Madoff’s clients weren’t the only ones clamoring for their money back. Many hedge funds – even some that have done relatively done well amid the market’s meltdown, are seeing investors flee in droves. So some funds are trying to staunch the outflows by limiting the amount money investors can withdraw at one time.
Morning Call: December 15

The game ended for Bernard L. Madoff when some of his investors finally asked for their money back. He did not have it, and his suspected Ponzi scheme collapsed.

But many other money managers — ones who, unlike Mr. Madoff, have not been accused of wrongdoing — confront a similar problem. Their investors are racing for the exits too, and the managers are struggling to cope with the rush.

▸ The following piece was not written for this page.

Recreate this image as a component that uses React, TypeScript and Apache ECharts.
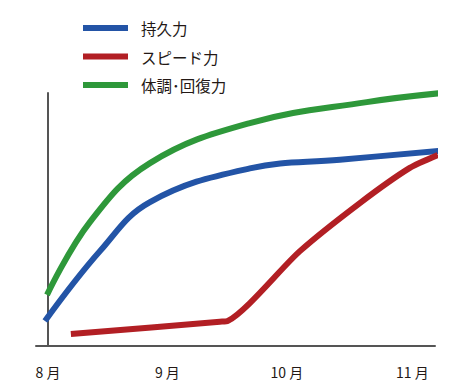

A growing number of hedge funds are trying to slow the exodus, because that could force them to dump investments into already shaky markets. They are temporarily preventing clients from withdrawing a lot of money at once, a practice known as gating.

But investors are not merely fleeing funds that have done poorly. Many are exiting funds that have done well in order to cover losses on their other investments.

“We have become the A.T.M. machines for people that need cash,” said George Weiss, who heads a $3 billion hedge fund. Mr. Weiss, who has been a hedge fund manager for 20 years, said that his fund was down about 7.5 percent so far this year — far less than the broad stock market. Even so, his investors have withdrawn about 35 percent of their money.